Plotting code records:
--- --- ---

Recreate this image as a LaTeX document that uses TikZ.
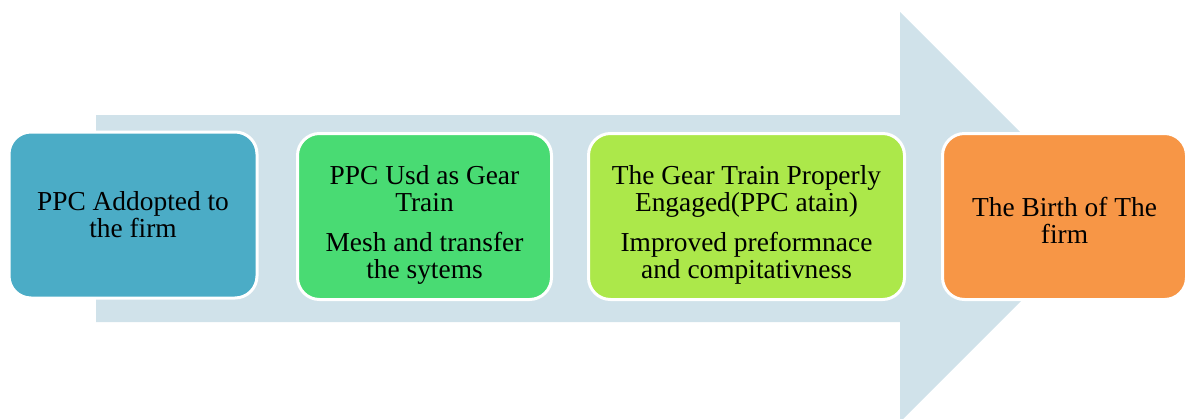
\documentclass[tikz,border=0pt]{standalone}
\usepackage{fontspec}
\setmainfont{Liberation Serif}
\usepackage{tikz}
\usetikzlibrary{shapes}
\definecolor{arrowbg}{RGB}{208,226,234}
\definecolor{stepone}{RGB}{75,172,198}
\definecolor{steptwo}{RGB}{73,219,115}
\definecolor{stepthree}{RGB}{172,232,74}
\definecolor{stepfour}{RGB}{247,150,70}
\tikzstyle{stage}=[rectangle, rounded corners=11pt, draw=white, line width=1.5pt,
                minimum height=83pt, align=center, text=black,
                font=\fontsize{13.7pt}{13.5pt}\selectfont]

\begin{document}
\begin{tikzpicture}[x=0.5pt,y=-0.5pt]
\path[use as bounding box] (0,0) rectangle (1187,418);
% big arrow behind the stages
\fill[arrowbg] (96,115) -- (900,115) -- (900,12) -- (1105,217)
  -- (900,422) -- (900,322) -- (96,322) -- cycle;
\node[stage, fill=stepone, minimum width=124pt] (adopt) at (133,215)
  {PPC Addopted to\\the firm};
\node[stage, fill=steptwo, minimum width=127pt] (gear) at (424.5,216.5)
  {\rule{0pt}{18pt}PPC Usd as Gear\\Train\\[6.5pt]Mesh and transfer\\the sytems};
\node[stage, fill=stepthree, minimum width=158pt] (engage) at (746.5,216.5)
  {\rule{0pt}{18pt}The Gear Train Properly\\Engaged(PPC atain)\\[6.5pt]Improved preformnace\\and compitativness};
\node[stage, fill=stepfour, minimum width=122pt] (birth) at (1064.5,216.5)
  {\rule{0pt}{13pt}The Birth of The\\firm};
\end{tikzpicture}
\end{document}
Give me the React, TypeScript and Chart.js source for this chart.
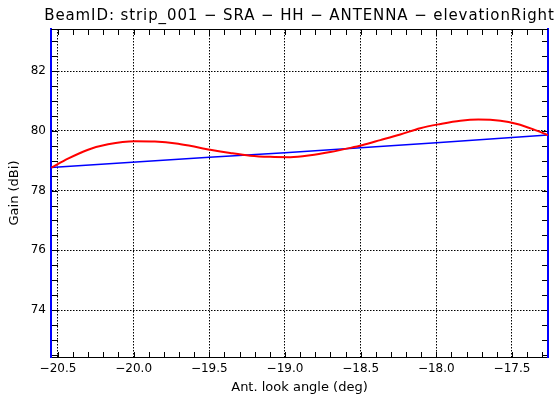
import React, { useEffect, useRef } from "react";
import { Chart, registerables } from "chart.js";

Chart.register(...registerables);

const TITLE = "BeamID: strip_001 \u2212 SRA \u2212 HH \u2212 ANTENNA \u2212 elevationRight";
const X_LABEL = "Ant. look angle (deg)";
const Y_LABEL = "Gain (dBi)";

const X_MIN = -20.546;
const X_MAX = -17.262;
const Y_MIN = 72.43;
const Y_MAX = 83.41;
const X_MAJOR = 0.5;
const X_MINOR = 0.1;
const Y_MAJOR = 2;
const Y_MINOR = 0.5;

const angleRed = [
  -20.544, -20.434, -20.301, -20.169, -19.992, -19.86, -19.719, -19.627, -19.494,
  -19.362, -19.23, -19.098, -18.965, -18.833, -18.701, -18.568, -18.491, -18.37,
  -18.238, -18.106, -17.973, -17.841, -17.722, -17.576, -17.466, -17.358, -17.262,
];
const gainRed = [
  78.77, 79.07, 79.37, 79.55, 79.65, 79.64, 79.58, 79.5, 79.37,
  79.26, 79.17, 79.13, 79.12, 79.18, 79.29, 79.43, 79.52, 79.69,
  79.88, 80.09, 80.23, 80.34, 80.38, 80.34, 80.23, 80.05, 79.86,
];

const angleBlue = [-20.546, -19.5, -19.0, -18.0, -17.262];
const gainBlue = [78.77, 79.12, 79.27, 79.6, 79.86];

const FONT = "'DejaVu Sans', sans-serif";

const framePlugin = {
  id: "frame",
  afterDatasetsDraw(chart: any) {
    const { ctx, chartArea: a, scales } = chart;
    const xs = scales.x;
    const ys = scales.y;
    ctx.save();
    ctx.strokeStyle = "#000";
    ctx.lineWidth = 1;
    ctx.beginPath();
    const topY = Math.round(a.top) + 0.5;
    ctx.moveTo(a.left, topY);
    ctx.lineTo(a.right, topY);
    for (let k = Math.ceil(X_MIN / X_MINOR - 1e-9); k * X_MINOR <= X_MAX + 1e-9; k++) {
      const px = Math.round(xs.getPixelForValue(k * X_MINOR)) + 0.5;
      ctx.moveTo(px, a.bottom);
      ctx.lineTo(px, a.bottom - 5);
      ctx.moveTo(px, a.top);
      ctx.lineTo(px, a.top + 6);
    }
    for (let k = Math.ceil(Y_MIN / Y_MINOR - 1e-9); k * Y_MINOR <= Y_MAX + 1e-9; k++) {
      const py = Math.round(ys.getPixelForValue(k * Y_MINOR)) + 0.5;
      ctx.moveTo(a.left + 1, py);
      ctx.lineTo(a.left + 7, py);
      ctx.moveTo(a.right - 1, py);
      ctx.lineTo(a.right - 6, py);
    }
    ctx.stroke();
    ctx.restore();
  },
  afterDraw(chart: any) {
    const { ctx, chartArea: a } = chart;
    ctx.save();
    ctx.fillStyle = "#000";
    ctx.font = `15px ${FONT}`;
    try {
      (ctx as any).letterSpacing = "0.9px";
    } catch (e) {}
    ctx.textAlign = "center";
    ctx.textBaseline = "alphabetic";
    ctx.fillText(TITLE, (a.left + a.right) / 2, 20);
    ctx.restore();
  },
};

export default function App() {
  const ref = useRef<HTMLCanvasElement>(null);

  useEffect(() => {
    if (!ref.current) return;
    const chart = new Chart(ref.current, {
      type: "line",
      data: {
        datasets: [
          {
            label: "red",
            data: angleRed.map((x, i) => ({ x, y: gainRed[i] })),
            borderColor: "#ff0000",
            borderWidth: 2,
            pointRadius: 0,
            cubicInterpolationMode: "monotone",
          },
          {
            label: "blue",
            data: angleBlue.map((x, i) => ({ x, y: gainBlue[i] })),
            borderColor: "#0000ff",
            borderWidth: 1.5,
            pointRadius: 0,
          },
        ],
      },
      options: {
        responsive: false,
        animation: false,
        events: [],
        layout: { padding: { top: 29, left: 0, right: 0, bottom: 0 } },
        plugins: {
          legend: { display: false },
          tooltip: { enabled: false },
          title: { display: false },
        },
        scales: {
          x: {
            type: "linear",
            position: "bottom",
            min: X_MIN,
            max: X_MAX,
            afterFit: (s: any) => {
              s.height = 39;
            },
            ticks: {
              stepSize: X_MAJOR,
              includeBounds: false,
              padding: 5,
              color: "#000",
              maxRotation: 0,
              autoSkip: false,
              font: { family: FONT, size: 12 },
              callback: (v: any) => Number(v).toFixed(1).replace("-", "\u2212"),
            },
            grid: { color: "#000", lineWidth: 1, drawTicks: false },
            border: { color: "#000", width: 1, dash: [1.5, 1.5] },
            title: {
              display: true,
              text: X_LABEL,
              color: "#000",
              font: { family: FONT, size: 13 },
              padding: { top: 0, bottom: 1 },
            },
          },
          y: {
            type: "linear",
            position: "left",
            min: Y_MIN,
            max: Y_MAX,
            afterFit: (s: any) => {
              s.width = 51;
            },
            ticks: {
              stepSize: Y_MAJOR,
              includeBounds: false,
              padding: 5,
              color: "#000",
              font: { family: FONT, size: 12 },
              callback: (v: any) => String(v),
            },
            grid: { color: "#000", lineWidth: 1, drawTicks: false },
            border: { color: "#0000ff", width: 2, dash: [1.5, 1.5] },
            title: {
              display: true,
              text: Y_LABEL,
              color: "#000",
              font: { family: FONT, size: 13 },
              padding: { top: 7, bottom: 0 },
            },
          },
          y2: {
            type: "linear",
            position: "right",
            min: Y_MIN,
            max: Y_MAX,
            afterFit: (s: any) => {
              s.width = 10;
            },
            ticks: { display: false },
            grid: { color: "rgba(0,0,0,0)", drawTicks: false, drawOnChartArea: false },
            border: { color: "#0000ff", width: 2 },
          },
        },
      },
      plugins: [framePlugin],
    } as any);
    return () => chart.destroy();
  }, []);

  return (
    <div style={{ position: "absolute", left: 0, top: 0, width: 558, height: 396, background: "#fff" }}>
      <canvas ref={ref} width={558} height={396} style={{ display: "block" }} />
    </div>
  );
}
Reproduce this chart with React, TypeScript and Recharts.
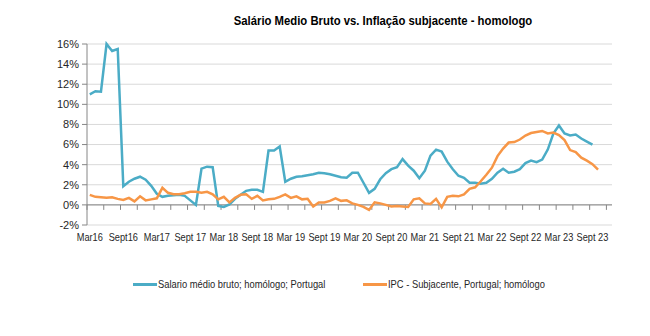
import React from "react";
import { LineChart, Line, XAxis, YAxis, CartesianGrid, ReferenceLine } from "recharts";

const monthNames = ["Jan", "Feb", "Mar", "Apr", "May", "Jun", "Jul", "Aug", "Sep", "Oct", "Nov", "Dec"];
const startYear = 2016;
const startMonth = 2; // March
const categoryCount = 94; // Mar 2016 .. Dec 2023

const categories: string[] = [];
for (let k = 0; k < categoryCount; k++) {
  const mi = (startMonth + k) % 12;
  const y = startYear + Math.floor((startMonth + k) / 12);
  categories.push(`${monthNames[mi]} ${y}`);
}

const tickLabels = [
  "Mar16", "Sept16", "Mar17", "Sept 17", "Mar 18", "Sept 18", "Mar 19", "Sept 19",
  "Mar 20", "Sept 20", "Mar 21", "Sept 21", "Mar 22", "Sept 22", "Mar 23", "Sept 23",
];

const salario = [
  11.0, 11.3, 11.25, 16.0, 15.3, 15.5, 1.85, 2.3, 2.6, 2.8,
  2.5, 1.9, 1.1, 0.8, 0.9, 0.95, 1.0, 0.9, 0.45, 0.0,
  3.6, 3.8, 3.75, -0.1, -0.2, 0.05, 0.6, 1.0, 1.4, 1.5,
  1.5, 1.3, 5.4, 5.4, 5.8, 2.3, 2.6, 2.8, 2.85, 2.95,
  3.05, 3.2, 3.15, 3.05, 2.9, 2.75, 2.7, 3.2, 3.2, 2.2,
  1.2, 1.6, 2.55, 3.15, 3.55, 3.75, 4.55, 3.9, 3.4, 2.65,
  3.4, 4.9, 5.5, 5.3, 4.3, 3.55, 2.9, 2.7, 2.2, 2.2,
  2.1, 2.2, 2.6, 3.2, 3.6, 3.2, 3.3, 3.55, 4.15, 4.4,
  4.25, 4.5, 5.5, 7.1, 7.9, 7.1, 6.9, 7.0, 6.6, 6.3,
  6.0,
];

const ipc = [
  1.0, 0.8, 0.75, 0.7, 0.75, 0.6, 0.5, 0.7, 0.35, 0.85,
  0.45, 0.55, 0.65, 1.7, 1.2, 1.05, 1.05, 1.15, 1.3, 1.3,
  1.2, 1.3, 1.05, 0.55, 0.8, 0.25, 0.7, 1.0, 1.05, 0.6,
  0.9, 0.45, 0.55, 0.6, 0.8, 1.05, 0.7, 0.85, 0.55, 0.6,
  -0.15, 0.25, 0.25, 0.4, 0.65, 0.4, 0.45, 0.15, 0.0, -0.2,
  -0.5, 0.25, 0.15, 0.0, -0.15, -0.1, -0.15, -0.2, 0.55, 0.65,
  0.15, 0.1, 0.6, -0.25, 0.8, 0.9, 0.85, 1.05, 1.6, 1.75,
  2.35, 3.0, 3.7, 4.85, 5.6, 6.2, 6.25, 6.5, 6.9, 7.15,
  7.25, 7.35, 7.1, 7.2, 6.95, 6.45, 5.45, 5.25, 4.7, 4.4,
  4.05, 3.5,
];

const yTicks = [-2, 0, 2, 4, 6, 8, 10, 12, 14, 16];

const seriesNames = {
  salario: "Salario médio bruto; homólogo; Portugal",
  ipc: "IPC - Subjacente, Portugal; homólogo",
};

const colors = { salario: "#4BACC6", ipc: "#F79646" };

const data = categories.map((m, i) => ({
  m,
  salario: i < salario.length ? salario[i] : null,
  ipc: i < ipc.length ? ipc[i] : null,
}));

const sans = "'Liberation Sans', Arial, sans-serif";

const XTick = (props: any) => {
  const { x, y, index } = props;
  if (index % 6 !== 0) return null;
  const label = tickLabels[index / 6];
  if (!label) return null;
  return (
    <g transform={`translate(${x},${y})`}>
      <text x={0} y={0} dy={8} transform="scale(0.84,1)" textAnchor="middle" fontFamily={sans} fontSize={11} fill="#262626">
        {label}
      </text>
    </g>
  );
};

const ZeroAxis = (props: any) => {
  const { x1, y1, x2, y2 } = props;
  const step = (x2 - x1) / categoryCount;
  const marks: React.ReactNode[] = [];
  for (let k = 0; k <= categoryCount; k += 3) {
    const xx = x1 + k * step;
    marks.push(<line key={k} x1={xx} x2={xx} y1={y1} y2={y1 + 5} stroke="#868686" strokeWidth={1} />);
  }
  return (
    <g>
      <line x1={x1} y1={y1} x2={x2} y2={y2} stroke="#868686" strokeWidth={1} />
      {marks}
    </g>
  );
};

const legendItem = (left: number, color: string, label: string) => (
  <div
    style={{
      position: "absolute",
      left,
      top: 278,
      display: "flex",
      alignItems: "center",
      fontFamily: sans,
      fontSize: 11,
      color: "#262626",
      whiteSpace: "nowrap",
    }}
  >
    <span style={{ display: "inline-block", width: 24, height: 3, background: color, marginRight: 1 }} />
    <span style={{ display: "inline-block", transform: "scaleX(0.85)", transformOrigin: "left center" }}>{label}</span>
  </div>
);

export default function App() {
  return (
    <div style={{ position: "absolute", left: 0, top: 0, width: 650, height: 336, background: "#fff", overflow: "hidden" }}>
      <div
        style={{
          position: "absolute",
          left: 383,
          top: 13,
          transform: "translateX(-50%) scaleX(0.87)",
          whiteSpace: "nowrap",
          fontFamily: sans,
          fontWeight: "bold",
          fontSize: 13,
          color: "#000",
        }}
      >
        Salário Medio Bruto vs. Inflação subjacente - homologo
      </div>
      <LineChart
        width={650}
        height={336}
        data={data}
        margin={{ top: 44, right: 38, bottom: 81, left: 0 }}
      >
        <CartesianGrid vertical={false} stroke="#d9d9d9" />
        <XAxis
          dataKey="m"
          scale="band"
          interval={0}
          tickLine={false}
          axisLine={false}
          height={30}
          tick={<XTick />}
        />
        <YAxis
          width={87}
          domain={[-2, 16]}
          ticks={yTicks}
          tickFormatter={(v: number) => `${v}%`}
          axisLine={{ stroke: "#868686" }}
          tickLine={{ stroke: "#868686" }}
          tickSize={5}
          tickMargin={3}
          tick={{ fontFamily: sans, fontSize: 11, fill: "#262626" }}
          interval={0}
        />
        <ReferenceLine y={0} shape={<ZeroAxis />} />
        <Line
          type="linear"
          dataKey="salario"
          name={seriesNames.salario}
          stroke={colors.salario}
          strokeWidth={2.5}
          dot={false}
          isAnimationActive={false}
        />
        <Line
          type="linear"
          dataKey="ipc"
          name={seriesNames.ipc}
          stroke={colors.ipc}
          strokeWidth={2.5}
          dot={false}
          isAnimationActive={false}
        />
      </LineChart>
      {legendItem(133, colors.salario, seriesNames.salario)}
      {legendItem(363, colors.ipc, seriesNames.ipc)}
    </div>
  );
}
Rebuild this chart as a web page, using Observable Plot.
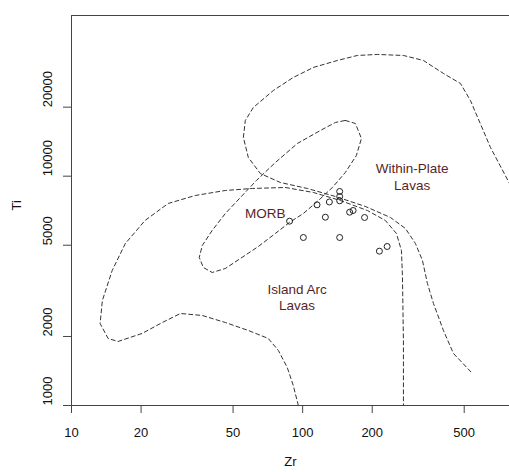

--- --- ---

■ Set task: Using the records above, list each line that includes "this".

■ Answer below:
Recreate this image as a LaTeX document that uses TikZ.
Give me the React, TypeScript and Chart.js source for this chart.
Reproduce this chart with React, TypeScript and Recharts.
Rebuild this chart as a web page, using Observable Plot.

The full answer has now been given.